Brain-injury breakthrough in London, Ont.

Toronto Sun
John Miner, QMI AGENCY

November 9, 2011


LONDON, Ont. -- London scientists have made a discovery that could make a critical difference in deciding whether withdraw life-support from a brain-injured patient.

Published Wednesday in the prestigious medical journal The Lancet, the researchers at the University of Western Ontario found 19% of patients diagnosed as vegetative were actually conscious but unable to respond.

“It is enormously important to know as much as you can about these patients,” said neuroscientist Adrian Owen, a star researcher at the University of Western Ontario who was lured there from Cambridge University.

Owen is the research chair in cognitive neuroscience at Western’s Centre for Brain and Mind.

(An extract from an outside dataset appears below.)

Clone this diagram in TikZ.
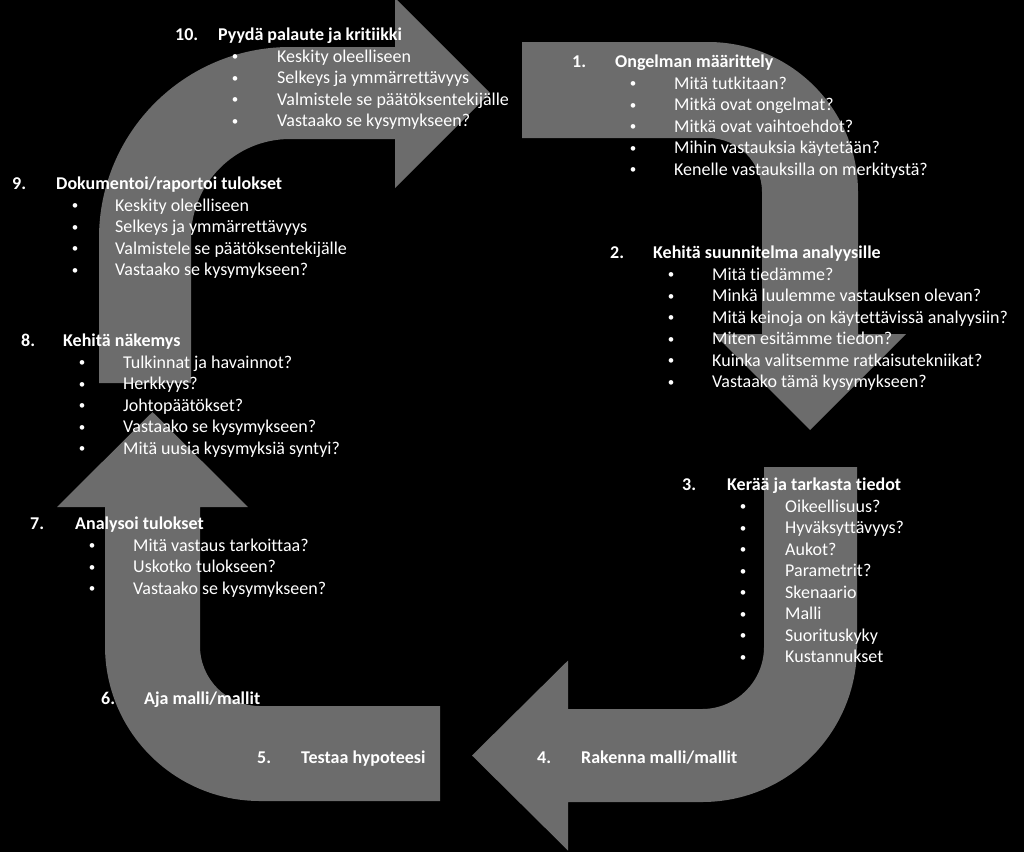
\documentclass[tikz,border=0pt]{standalone}
\usepackage{fontspec}
\setmainfont{Carlito}[Ligatures={NoCommon}]
\definecolor{arrowgrey}{RGB}{108,108,108}
\tikzset{
  bigarrow/.style={fill=arrowgrey, draw=none},
  txt/.style={text=white, font=\fontsize{18}{18}\selectfont, anchor=base west, inner sep=0pt},
  hd/.style={txt, font=\fontsize{18}{18}\selectfont\bfseries},
  bul/.style={text=white, font=\fontsize{13}{13}\selectfont, anchor=base, inner sep=0pt},
}
% \itemblock{name}{xnum}{xhead}{xbullet}{xtext}{yhead}{number}{heading}{list}
\newcommand{\itemblock}[9]{%
  \node[hd] (#1-num) at (#2,#6+5.5) {#7};
  \node[hd] (#1-head) at (#3,#6+5.5) {#8};
  \foreach \t [count=\i] in {#9} {
    \node[bul] (#1-b\i) at (#4,#6+4+21.5*\i) {•};
    \node[txt] (#1-t\i) at (#5,#6+5.5+21.5*\i) {\t};
  }
}
\begin{document}
\begin{tikzpicture}[x=1pt,y=-1pt]
\fill[black] (0,0) rectangle (1024,852);
\useasboundingbox (0,0) rectangle (1024,852);

% Arrow A (top-left, pointing right)
\path[bigarrow] (99,383) -- (99,238) arc[start angle=180,end angle=270,radius=191]
  -- (395,47) -- (395,-2) -- (490,93) -- (395,188) -- (395,139) -- (290,139)
  arc[start angle=270,end angle=180,radius=99] -- (191,383) -- cycle;
% Arrow B (top-right, pointing down)
\path[bigarrow] (522,42) -- (708,42) arc[start angle=270,end angle=360,radius=150]
  -- (858,334) -- (906,334) -- (810,430) -- (714,334) -- (762,334) -- (762,192)
  arc[start angle=0,end angle=-90,radius=54] -- (522,138) -- cycle;
% Arrow C (bottom-right, pointing left)
\path[bigarrow] (764,467) -- (857,467) -- (857,647) arc[start angle=0,end angle=90,radius=155]
  -- (568,802) -- (568,850.5) -- (472,755.5) -- (568,660.5) -- (568,709) -- (702,709)
  arc[start angle=90,end angle=0,radius=62] -- cycle;
% Arrow D (bottom-left, pointing up)
\path[bigarrow] (440,801) -- (260,801) arc[start angle=90,end angle=180,radius=155]
  -- (105,507) -- (57,507) -- (152.5,412) -- (248,507) -- (200,507) -- (200,646)
  arc[start angle=180,end angle=90,radius=60] -- (440,706) -- cycle;

% Texts
\itemblock{s10}{175}{218}{235}{277}{35}{10.}{Pyydä palaute ja kritiikki}
  {Keskity oleelliseen,Selkeys ja ymmärrettävyys,Valmistele se päätöksentekijälle,Vastaako se kysymykseen?}
\itemblock{s1}{572}{615}{633}{674}{62}{1.}{Ongelman määrittely}
  {Mitä tutkitaan?,Mitkä ovat ongelmat?,Mitkä ovat vaihtoehdot?,Mihin vastauksia käytetään?,Kenelle vastauksilla on merkitystä?}
\itemblock{s2}{610}{653}{671}{712}{253}{2.}{Kehitä suunnitelma analyysille}
  {Mitä tiedämme?,Minkä luulemme vastauksen olevan?,Mitä keinoja on käytettävissä analyysiin?,Miten esitämme tiedon?,Kuinka valitsemme ratkaisutekniikat?,Vastaako tämä kysymykseen?}
\itemblock{s3}{682}{727}{743}{785}{485}{3.}{Kerää ja tarkasta tiedot}
  {Oikeellisuus?,Hyväksyttävyys?,Aukot?,Parametrit?,Skenaario,Malli,Suorituskyky,Kustannukset}
\node[hd] (s4-num) at (537,763.5) {4.};
\node[hd] (s4-head) at (581,763.5) {Rakenna malli/mallit};
\node[hd] (s5-num) at (257,763.5) {5.};
\node[hd] (s5-head) at (301,763.5) {Testaa hypoteesi};
\node[hd] (s6-num) at (101,704.5) {6.};
\node[hd] (s6-head) at (144,704.5) {Aja malli/mallit};
\itemblock{s7}{30}{75}{92}{133}{524}{7.}{Analysoi tulokset}
  {Mitä vastaus tarkoittaa?,Uskotko tulokseen?,Vastaako se kysymykseen?}
\itemblock{s8}{21}{63}{82}{123}{341}{8.}{Kehitä näkemys}
  {Tulkinnat ja havainnot?,Herkkyys?,Johtopäätökset?,Vastaako se kysymykseen?,Mitä uusia kysymyksiä syntyi?}
\itemblock{s9}{12}{56}{75}{115}{184}{9.}{Dokumentoi/raportoi tulokset}
  {Keskity oleelliseen,Selkeys ja ymmärrettävyys,Valmistele se päätöksentekijälle,Vastaako se kysymykseen?}
\end{tikzpicture}
\end{document}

“Evidence that you are conscious can lead to a refusal to withdraw life-support,” Owen said.

“In most civilized countries, there is a very clear distinction between patients who are conscious and patients who are unconscious - vegetative state patients.”

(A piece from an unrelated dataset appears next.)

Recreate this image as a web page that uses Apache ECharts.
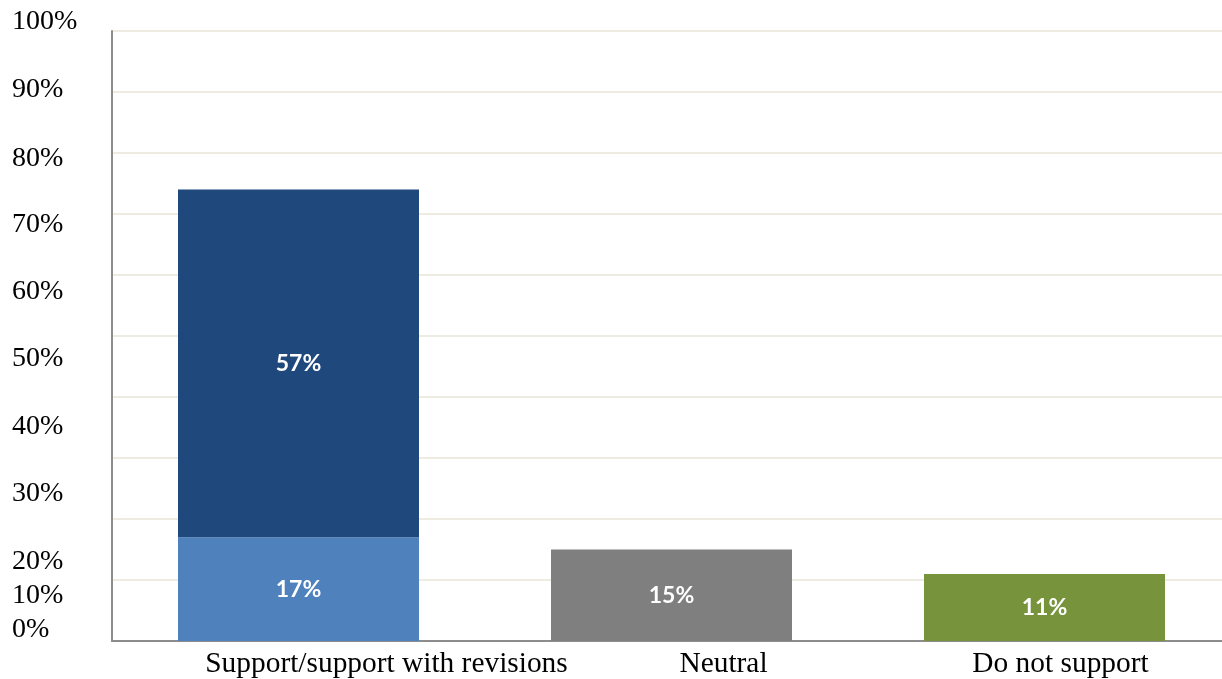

Diagnosing patients with brain injuries can be extremely difficult for doctors relying on assessing the patient’s behaviour know if they’re conscious or not, he said.

“Sometimes it is impossible. That is why you sometimes have a 40% misdiagnosis rate,” Owen said.

Owen and his colleagues found they could check brain activity with a relatively cheap, portable method already available many hospitals — electroencephalography, or EEG. EEG measures electrical activity in the brain.

When the researchers asked some apparently vegetative patients to think about squeezing their hand, the EEG showed activity across the top of the brain.

“That tells us they are imagining squeezing their hand,” Owen said.

When the patient was asked to imagine moving their toes, the EEG detected activity in a different area of the brain be involved with moving toes.

“We aren’t relying on the behaviour, we are not relying on the outward appearance of the patient — we are relying on activity in the brain,” he said.

The knowledge gained from the EEG could help determine therapies for some patients.

“If we are able to show with EEG that a patient can understand speech, then you might want to focus therapeutic attempts restoring speech abilities,” Owen said.

The advantages of the EEG over MRI for detecting brain activity include its much lower cost and smaller size.

“It fits in a suitcase, it doesn’t require an entire room, it’s not 14 tonnes. It is something you can carry in a suitcase,” said.

Owen said he expects the method will be adopted by Canadian hospitals and used in long-term care homes.

“We are going to be trying as hard as we can to teach people and get it out there and make it widely available because obviously it is enormously important to patients,” he said.

Owen and Damian Cruse, lead writer on the study, collaborated with researchers at the University of Cambridge and Coma Science Group at the University Hospital of Liege.